I am working on my first production mobile app (Android). The UI is okay (to me), but when I show my friends they are amazed by it and tell me how beautiful it is. Since I’m the one creating it and I see it every other minute, it is understandable that I have gotten used it that it’s just, ordinary. What do you call this? I know it is also something people in arts experience.Is there a name for it?

6 Answers

How about Blasé.
Also according to Macmillan dictionary:

Blasé : Adjective
not excited, worried, or enthusiastic about something that most people think is exciting, worrying, or impressive, because you have done it many times before

You are getting blasé about your creation.

Correct answer by Nikki on August 3, 2021

Perhaps you would describe this situation as you can't see the forest for the trees. (dictionary.com)

An expression used of someone who is too involved in the details of a problem to look at the situation as a whole

This expression does have a bit of a negative connotation, but I think in this case it's not too negative for what you've described.

Answered by John Feltz on August 3, 2021

You've plainly become insensible to the beauty and uniqueness of your creation (sense 3):

  1. unaware; unconscious; inappreciative: We are not insensible of your kindness.

Answered by Gnawme on August 3, 2021

A few possibilities spring to mind:

  • objectivize: To make objective or impersonal; objectify

Your first production mobile app is something you have objectivized, at least for the time being, since you are in the process of bringing it into being. Naturally, you need to step back and ask questions such as, How can I improve it?; What is wrong with it?; and Is the cost of making it available prohibitive?

  • to take for granted: to underestimate the value of: a publisher who took the editors for granted.

To take something (or someone) for granted means in your case that you are temporarily underestimating the value of your mobile app until you consider it a viable and sellable commodity (in other words, ready for the marketplace).

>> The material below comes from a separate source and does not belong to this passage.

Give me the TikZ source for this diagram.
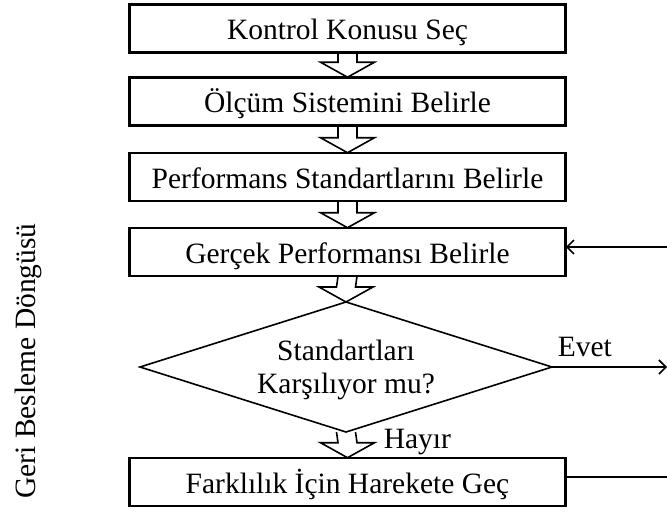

  • to become habituated: the process by which one becomes accustomed by frequent repetition or prolonged exposure.

Habituation need not necessarily be a bad thing. Habituation causes you to see and do things over and over again--as with the application of the scientific method to some undertaking, for example--so as to keep your feelings, which can often prove distracting and unproductive, in check.

  • to become oblivious to: lacking conscious awareness; unmindful: oblivious to her surroundings; oblivious of the criticism against him

I insert this word as a possibility, since you seem to lack conscious awareness of the felicities surrounding this "app" you're currently working on. True enough, some developers or inventors become enamored with their app much too soon. Consequently they find objectivity vis a vis their "baby" difficult to assume. In your case, however, you seem to be keeping your distance from subjectivity and pride in your accomplishments until you've finished your masterpiece.

Answered by rhetorician on August 3, 2021

you are jaded. Merriam-Webster

  1. made dull, apathetic, or cynical by experience or by having or seeing too much of something

Example (made up):

After four weeks in the Seychelles, I was jaded and oblivious to its extreme beauty; the real world was an enormous shock when I returned to it.

If you have to go back to an earlier version of your app, you will be in shock too.

Answered by ab2 on August 3, 2021

I couldn't readily find a reference for it, but what you're looking for may be too close to see it and variants. You need other sets of eyes to help you see what you have lost the ability to see by virtue of being too invested in something or having been over the same ground too many times. I have used and heard this term often in connection with the development of documents, which are analogous to your UIs. Getting external feedback early and often, long before you lose the ability to see whatever it is you're producing, is key to success.